### Exercise details
Copy exactly the lines that run from the top of the listing to the line containing "var yTicks = [0, 10, 20, 30, 40, 50];", both ends included, and omit the pictures.

### Dataset extract
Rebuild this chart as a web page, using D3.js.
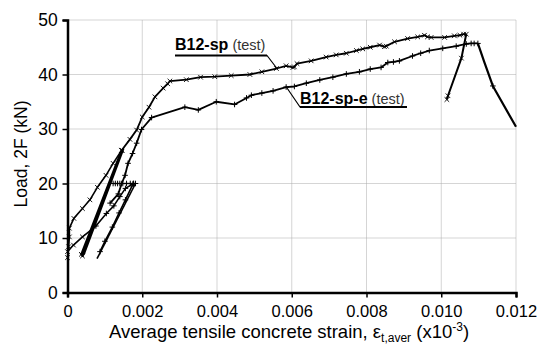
<!DOCTYPE html>
<html>
<head>
<meta charset="utf-8">
<script src="https://cdn.jsdelivr.net/npm/d3@7/dist/d3.min.js"></script>
<style>
  body { margin: 0; background: #fff; }
  svg { font-family: "Liberation Sans", Arial, Helvetica, sans-serif; }
</style>
</head>
<body>
<svg id="chart"></svg>
<script>
// axis ticks
var xTicks = [0, 0.002, 0.004, 0.006, 0.008, 0.010, 0.012];
var yTicks = [0, 10, 20, 30, 40, 50];

// B12-sp (test) - "x" markers [strain, load kN]
var spFirstLoad = [[0, 6.4], [0.00003, 8.4], [0.00005, 10.2], [0.00005, 11.8], [0.00017, 13.6],
  [0.0004, 15.4], [0.0006, 17.0], [0.0008, 19.3], [0.00103, 21.5], [0.00122, 23.7], [0.00145, 26.1]];
// repeated unload/reload cycles (drawn as one heavy band)
var spCycles = [[0.00145, 26.1], [0.00037, 7.0], [0.00146, 25.9], [0.0004, 6.7],
  [0.00149, 26.3], [0.00044, 7.1], [0.00143, 25.8], [0.00042, 6.9], [0.00147, 26.0]];
var spMain = [[0.00145, 26.1], [0.00167, 28.1], [0.00185, 29.8], [0.002, 32.2], [0.00218, 34.0],
  [0.00234, 35.9], [0.00256, 37.5], [0.00268, 38.3], [0.00274, 38.8], [0.00318, 39.05],
  [0.00356, 39.5], [0.00394, 39.6], [0.00438, 39.8], [0.00488, 40.0], [0.0052, 40.5],
  [0.00559, 41.1], [0.00585, 41.6], [0.00603, 41.3], [0.00607, 41.4], [0.00614, 42.0],
  [0.00652, 42.5], [0.00692, 43.2], [0.00719, 43.6], [0.00746, 43.9], [0.00773, 44.4],
  [0.0079, 44.7], [0.0081, 45.0], [0.00835, 45.4], [0.00848, 45.1], [0.00853, 45.2],
  [0.00875, 46.0], [0.0091, 46.6], [0.00937, 46.9], [0.00955, 47.2], [0.00963, 46.9],
  [0.00973, 46.8], [0.01009, 46.8], [0.01035, 47.1], [0.0105, 47.2], [0.0106, 47.4], [0.01067, 47.4]];
var spUnload = [[0.01067, 47.4], [0.01065, 46.8], [0.01054, 43.0], [0.01018, 36.1], [0.01015, 35.4]];

// B12-sp-e (test) - "+" markers
var speFirstLoad = [[0, 7.5], [0.00016, 8.7], [0.0004, 10.2], [0.00076, 12.2], [0.00104, 14.5],
  [0.00124, 15.9], [0.0014, 17.6], [0.00155, 19.1], [0.00177, 20.0], [0.00182, 20.0]];
var speUnload = [[0.00182, 20.0], [0.00079, 6.2]];
var speReload = [[0.00087, 7.5], [0.001, 9.4], [0.0012, 12.0], [0.00138, 14.6], [0.00155, 17.0], [0.00175, 19.9]];
var speHold = [[0.00122, 20], [0.00128, 20], [0.00134, 20], [0.0014, 20], [0.00148, 20],
  [0.00158, 20], [0.00168, 20], [0.00176, 20]];
var speMain = [[0.00114, 16.4], [0.00136, 18.1], [0.00145, 20.0], [0.00154, 21.5], [0.00162, 23.7],
  [0.00174, 25.5], [0.00185, 27.4], [0.00198, 29.9], [0.00225, 32.1], [0.00314, 34.0],
  [0.0035, 33.5], [0.00398, 35.0], [0.00447, 34.5], [0.00479, 35.7], [0.00492, 36.2],
  [0.0052, 36.6], [0.0055, 37.0], [0.00585, 37.7], [0.00607, 37.8], [0.00639, 38.4],
  [0.00675, 39.0], [0.0071, 39.5], [0.00746, 40.1], [0.00781, 40.5], [0.0081, 41.0],
  [0.00839, 41.3], [0.00857, 42.2], [0.00872, 42.3], [0.00888, 42.5], [0.00923, 43.4],
  [0.00945, 43.9], [0.00968, 44.4], [0.01004, 44.8], [0.0104, 45.2], [0.01067, 45.6],
  [0.0108, 45.7], [0.01088, 45.7], [0.01098, 45.7]];
var speFailure = [[0.01098, 45.7], [0.01115, 42.3], [0.01138, 37.9], [0.012, 30.4]];

var width = 545, height = 346;
var svg = d3.select("#chart").attr("width", width).attr("height", height);

var x = d3.scaleLinear().domain([0, 0.012]).range([67.5, 516]);
var y = d3.scaleLinear().domain([0, 50]).range([292.5, 20]);

// grid
svg.append("g").selectAll("line").data(xTicks.slice(1)).join("line")
  .attr("x1", d => x(d)).attr("x2", d => x(d)).attr("y1", y(0)).attr("y2", y(50))
  .attr("stroke", "#aaa").attr("stroke-width", 1).attr("stroke-dasharray", "1,1");
svg.append("g").selectAll("line").data(yTicks.slice(1)).join("line")
  .attr("x1", x(0)).attr("x2", x(0.012)).attr("y1", d => y(d)).attr("y2", d => y(d))
  .attr("stroke", "#aaa").attr("stroke-width", 1).attr("stroke-dasharray", "1,1");

// axes
var xAxis = svg.append("g").attr("transform", "translate(0," + y(0) + ")")
  .call(d3.axisBottom(x).tickValues(xTicks).tickSizeOuter(0).tickSize(5)
    .tickFormat(d => d === 0 ? "0" : d3.format(".3f")(d)));
var yAxis = svg.append("g").attr("transform", "translate(" + x(0) + ",0)")
  .call(d3.axisLeft(y).tickValues(yTicks).tickSizeOuter(0).tickSize(5).tickFormat(d3.format("d")));
[xAxis, yAxis].forEach(function(a) {
  a.select(".domain").attr("stroke", "#000").attr("stroke-width", 2.5);
  a.selectAll(".tick line").attr("stroke", "#000").attr("stroke-width", 1.5);
  a.selectAll("text").attr("fill", "#000")
    .attr("font-family", "'Liberation Sans', Arial, sans-serif");
});
xAxis.selectAll("text").attr("font-size", 16.5).attr("dy", "1.0em");
yAxis.selectAll("text").attr("font-size", 17.5).attr("dx", "-0.1em");

// curves
var line = d3.line().x(d => x(d[0])).y(d => y(d[1]));
var g = svg.append("g");

function drawLine(data, w) {
  g.append("path").datum(data).attr("d", line).attr("fill", "none")
    .attr("stroke", "#000").attr("stroke-width", w).attr("stroke-linejoin", "round");
}
function drawCross(data) {
  g.append("g").selectAll("path").data(data).join("path")
    .attr("d", d => { var cx = x(d[0]), cy = y(d[1]), s = 2.3;
      return "M" + (cx - s) + "," + (cy - s) + "L" + (cx + s) + "," + (cy + s) +
             "M" + (cx - s) + "," + (cy + s) + "L" + (cx + s) + "," + (cy - s); })
    .attr("stroke", "#000").attr("stroke-width", 0.9).attr("fill", "none");
}
function drawPlus(data) {
  g.append("g").selectAll("path").data(data).join("path")
    .attr("d", d => { var cx = x(d[0]), cy = y(d[1]), s = 2.8;
      return "M" + (cx - s) + "," + cy + "L" + (cx + s) + "," + cy +
             "M" + cx + "," + (cy - s) + "L" + cx + "," + (cy + s); })
    .attr("stroke", "#000").attr("stroke-width", 1).attr("fill", "none");
}

// B12-sp
drawLine(spFirstLoad, 1.6); drawCross(spFirstLoad);
drawLine(spCycles, 2.2); drawCross([spCycles[0], spCycles[1], spCycles[3]]);
drawLine(spMain, 1.8); drawCross(spMain);
drawLine(spUnload, 2); drawCross(spUnload.slice(2));

// B12-sp-e
drawLine(speFirstLoad, 1.6); drawCross(speFirstLoad.slice(0, 3)); drawPlus(speFirstLoad.slice(3));
drawLine(speUnload, 1.6);
drawLine(speReload, 1.6); drawPlus(speReload);
drawLine(speHold, 1.4); drawPlus(speHold);
drawLine(speMain, 1.8); drawPlus(speMain);
drawLine(speFailure, 2.2); drawPlus([speFailure[2]]);

// labels
var lab1 = svg.append("text").attr("x", 175).attr("y", 50);
lab1.append("tspan").attr("font-weight", "bold").attr("font-size", 16).text("B12-sp");
lab1.append("tspan").attr("font-size", 14.5).attr("fill", "#333").text(" (test)");
svg.append("path").attr("d", "M175,55.5L267,55.5L277,68.5").attr("fill", "none")
  .attr("stroke", "#000").attr("stroke-width", 1.2);
svg.append("line").attr("x1", 175).attr("x2", 267).attr("y1", 55.5).attr("y2", 55.5)
  .attr("stroke", "#000").attr("stroke-width", 2.2);

var lab2 = svg.append("text").attr("x", 300).attr("y", 104);
lab2.append("tspan").attr("font-weight", "bold").attr("font-size", 16).text("B12-sp-e");
lab2.append("tspan").attr("font-size", 14.5).attr("fill", "#333").text(" (test)");
svg.append("path").attr("d", "M407,107L300,107L287,88").attr("fill", "none")
  .attr("stroke", "#000").attr("stroke-width", 1.2);
svg.append("line").attr("x1", 300).attr("x2", 407).attr("y1", 107).attr("y2", 107)
  .attr("stroke", "#000").attr("stroke-width", 2.2);

// axis titles
var xt = svg.append("text").attr("x", 289).attr("y", 338).attr("text-anchor", "middle")
  .attr("font-size", 18.5);
xt.append("tspan").text("Average tensile concrete strain, \u03b5");
xt.append("tspan").attr("font-size", 12).attr("dy", 4).text("t,aver");
xt.append("tspan").attr("dy", -4).text(" (x10");
xt.append("tspan").attr("font-size", 12).attr("dy", -7).text("-3");
xt.append("tspan").attr("dy", 7).text(")");

svg.append("text").attr("transform", "translate(27,154) rotate(-90)")
  .attr("text-anchor", "middle").attr("font-size", 17.5).text("Load, 2F (kN)");
</script>
</body>
</html>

### Solved problem
Rebuild this chart as a web page, using D3.js.
<!DOCTYPE html>
<html>
<head>
<meta charset="utf-8">
<script src="https://cdn.jsdelivr.net/npm/d3@7/dist/d3.min.js"></script>
<style>
  body { margin: 0; background: #fff; }
  svg { font-family: "Liberation Sans", Arial, Helvetica, sans-serif; }
</style>
</head>
<body>
<svg id="chart"></svg>
<script>
// axis ticks
var xTicks = [0, 0.002, 0.004, 0.006, 0.008, 0.010, 0.012];
var yTicks = [0, 10, 20, 30, 40, 50];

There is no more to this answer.